1. Capacitive Reactance (\(X_C\)): The opposition offered by a capacitor to the flow of alternating current is called capacitive reactance. It is given by the formula:

\[ X_C = \frac{1}{\omega C} \]

where \( \omega \) is the angular frequency of the AC supply and \( C \) is the capacitance.

2. Ohm's Law for AC Circuits: For a purely capacitive circuit, the rms value of the current (\(I_{\text{rms}}\)) is related to the rms value of the voltage (\(V_{\text{rms}}\)) and the capacitive reactance (\(X_C\)) by:

\[ I_{\text{rms}} = \frac{V_{\text{rms}}}{X_C} \]

3. Conduction and Displacement Current: - The current flowing through the connecting wires of the circuit is the conduction current (\(I_c\)). - The current that exists between the plates of the capacitor due to the changing electric field is the displacement current (\(I_d\)). - For an ideal capacitor in an AC circuit, the magnitude of the displacement current between the plates is exactly equal to the magnitude of the conduction current in the wires at all times. \[ I_c = I_d \]

Step-by-Step Solution:

Step 1: List the given values from the problem statement.

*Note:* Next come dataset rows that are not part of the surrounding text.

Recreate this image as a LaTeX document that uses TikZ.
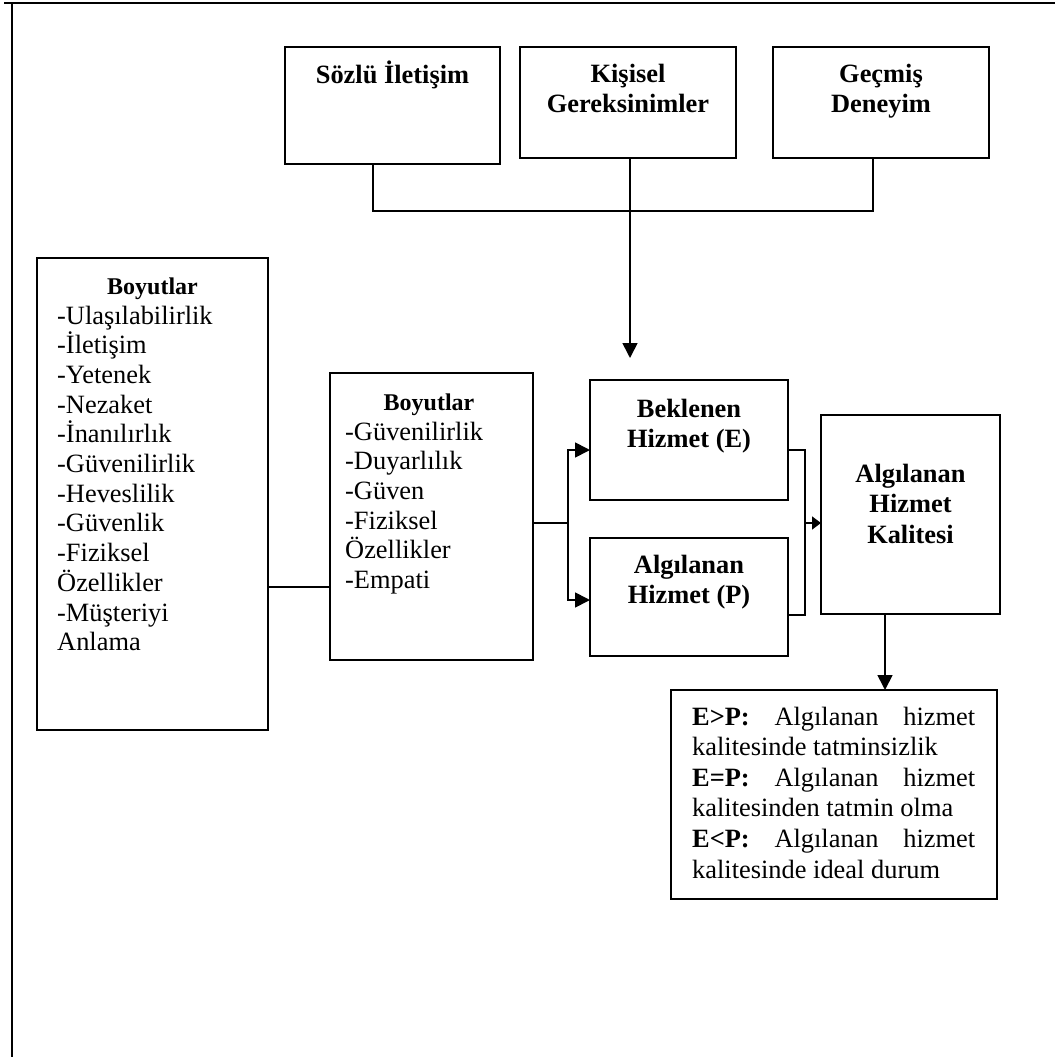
\documentclass[tikz,border=0pt]{standalone}
\usepackage{fontspec}
\setmainfont{Liberation Serif}
\usetikzlibrary{arrows.meta,calc}
\begin{document}
\begin{tikzpicture}[x=1pt,y=-1pt,
  frame/.style={line width=2.2pt},
  box/.style={draw,line width=1.7pt,rectangle,anchor=north west,inner sep=0pt,outer sep=0pt},
  conn/.style={line width=1.7pt},
  arr/.style={conn,-{Triangle[length=15pt,width=15pt]}},
  smallarr/.style={conn,-{Triangle[length=9pt,width=13pt]}},
  head/.style={font=\fontsize{26.4}{30.5}\selectfont\bfseries,align=center,inner sep=0pt,anchor=base},
  title/.style={font=\fontsize{24}{28}\selectfont\bfseries,inner sep=0pt,anchor=base},
  list/.style={font=\fontsize{26.4}{29.7}\selectfont,align=left,inner sep=0pt,anchor=base west},
  note/.style={font=\fontsize{26.4}{30.6}\selectfont,text width=283pt,align=left,inner sep=0pt,anchor=base west},
]
\useasboundingbox (0,0) rectangle (1055,1057);

% page frame
\draw[frame] (4,3) -- (1055,3);
\draw[frame] (12,3) -- (12,1057);

% top row: sources of expectation (multi-line text sits on its last baseline)
\node[box,minimum width=215pt,minimum height=117pt] (sozlu) at (285,47) {};
\node[head] (sozlut) at (392.5,83) {Sözlü İletişim};
\node[box,minimum width=216pt,minimum height=111pt] (kisisel) at (520,47) {};
\node[head] (kisiselt) at (628,112.5) {Kişisel\\Gereksinimler};
\node[box,minimum width=216pt,minimum height=111pt] (gecmis) at (773,47) {};
\node[head] (gecmist) at (881,112.5) {Geçmiş\\Deneyim};

% dimension boxes
\node[box,minimum width=231pt,minimum height=472pt] (boyL) at (37,258) {};
\node[title] (boyLt) at (152.5,294) {Boyutlar};
\node[list] (boyLl) at (57,650.7) {-Ulaşılabilirlik\\-İletişim\\-Yetenek\\-Nezaket\\-İnanılırlık\\-Güvenilirlik\\-Heveslilik\\-Güvenlik\\-Fiziksel\\Özellikler\\-Müşteriyi\\Anlama};

\node[box,minimum width=203pt,minimum height=287pt] (boyM) at (330,373) {};
\node[title] (boyMt) at (429,410) {Boyutlar};
\node[list] (boyMl) at (345,588.5) {-Güvenilirlik\\-Duyarlılık\\-Güven\\-Fiziksel\\Özellikler\\-Empati};

% expected / perceived service
\node[box,minimum width=198pt,minimum height=120pt] (bekl) at (590,380) {};
\node[head] (beklt) at (689,447.5) {Beklenen\\Hizmet (E)};
\node[box,minimum width=198pt,minimum height=118pt] (algi) at (590,538) {};
\node[head] (algit) at (689,603.5) {Algılanan\\Hizmet (P)};

% perceived service quality
\node[box,minimum width=179pt,minimum height=199pt] (kalite) at (821,415) {};
\node[head] (kalitet) at (910.5,543) {Algılanan\\Hizmet\\Kalitesi};

% outcome box (natural interword spaces, first lines spread to full width)
\node[box,minimum width=326pt,minimum height=209pt] (res) at (671,690) {};
\node[note] (rest) at (692,725) {\spaceskip=0pt\xspaceskip=0pt\textbf{E>P:}\hfill Algılanan\hfill hizmet\\kalitesinde tatminsizlik\\\textbf{E=P:}\hfill Algılanan\hfill hizmet\\kalitesinden tatmin olma\\\textbf{E<P:}\hfill Algılanan\hfill hizmet\\kalitesinde ideal durum\hspace*{\fill}};

% connectors
\coordinate (jl) at (373,211);
\coordinate (jr) at (873,211);
\draw[conn] (sozlu.south -| jl) -- (jl) -- (jr) -- (gecmis.south -| jr);
\coordinate (tipK) at (630,358);
\draw[arr] (kisisel.south -| tipK) -- (tipK);

\coordinate (lm) at (0,587);
\draw[conn] (boyL.east |- lm) -- (boyM.west |- lm);

\coordinate (fork) at (568,523);
\coordinate (fu) at (568,450);
\coordinate (fd) at (568,600);
\draw[conn] (boyM.east |- fork) -- (fork);
\draw[arr] (fork) -- (fu) -- (bekl.west |- fu);
\draw[arr] (fork) -- (fd) -- (algi.west |- fd);

\coordinate (ru) at (805,450);
\coordinate (rd) at (805,615);
\coordinate (rm) at (805,523);
\draw[conn] (bekl.east |- ru) -- (ru) -- (rd) -- (algi.east |- rd);
\draw[smallarr] (rm) -- (kalite.west |- rm);

\coordinate (kx) at (885,0);
\draw[arr] (kalite.south -| kx) -- (res.north -| kx);
\end{tikzpicture}
\end{document}
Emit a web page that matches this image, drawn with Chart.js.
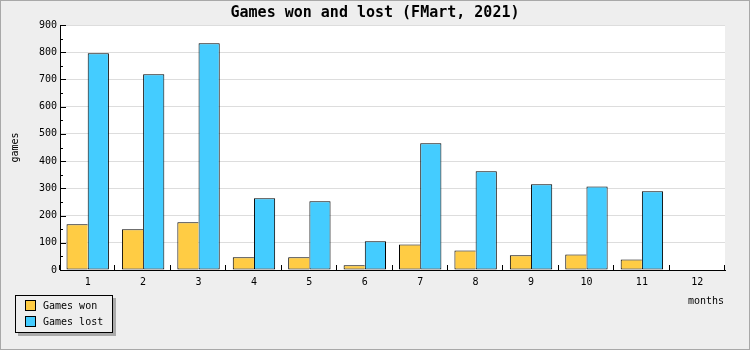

Capacitance, \( C = 200 \text{ pF} = 200 \times 10^{-12} \text{ F} \).

RMS voltage of the AC supply, \( V_{\text{rms}} = 230 \text{ V} \).

Angular frequency of the AC supply, \( \omega = 300 \text{ rad/s} \).

Step 2: Calculate the capacitive reactance (\(X_C\)) of the capacitor.

Using the formula \( X_C = \frac{1}{\omega C} \):

\[ X_C = \frac{1}{(300 \text{ rad/s}) \times (200 \times 10^{-12} \text{ F})} \] \[ X_C = \frac{1}{60000 \times 10^{-12}} \, \Omega = \frac{1}{6 \times 10^4 \times 10^{-12}} \, \Omega \] \[ X_C = \frac{1}{6 \times 10^{-8}} \, \Omega = \frac{10^8}{6} \, \Omega \]

Step 3: Calculate the rms value of the conduction current (\(I_{c, \text{rms}}\)) using Ohm's law for AC circuits.

The rms conduction current is the rms current flowing in the circuit.

\[ I_{c, \text{rms}} = \frac{V_{\text{rms}}}{X_C} \]

Substituting the values:

\[ I_{c, \text{rms}} = \frac{230 \text{ V}}{\frac{10^8}{6} \, \Omega} = \frac{230 \times 6}{10^8} \text{ A} \] \[ I_{c, \text{rms}} = \frac{1380}{10^8} \text{ A} = 1380 \times 10^{-8} \text{ A} \] \[ I_{c, \text{rms}} = 1.38 \times 10^{-5} \text{ A} = 13.8 \times 10^{-6} \text{ A} = 13.8 \, \mu\text{A} \]

Step 4: Determine the rms value of the displacement current (\(I_{d, \text{rms}}\)).

For a capacitor, the displacement current between the plates is equal to the conduction current in the connecting wires. Therefore:

\[ I_{d, \text{rms}} = I_{c, \text{rms}} \] \[ I_{d, \text{rms}} = 13.8 \, \mu\text{A} \]

The rms value of the conduction current is 13.8 µA, and the rms value of the displacement current is also 13.8 µA.

Therefore, the respective values are 13.8 µA and 13.8 µA.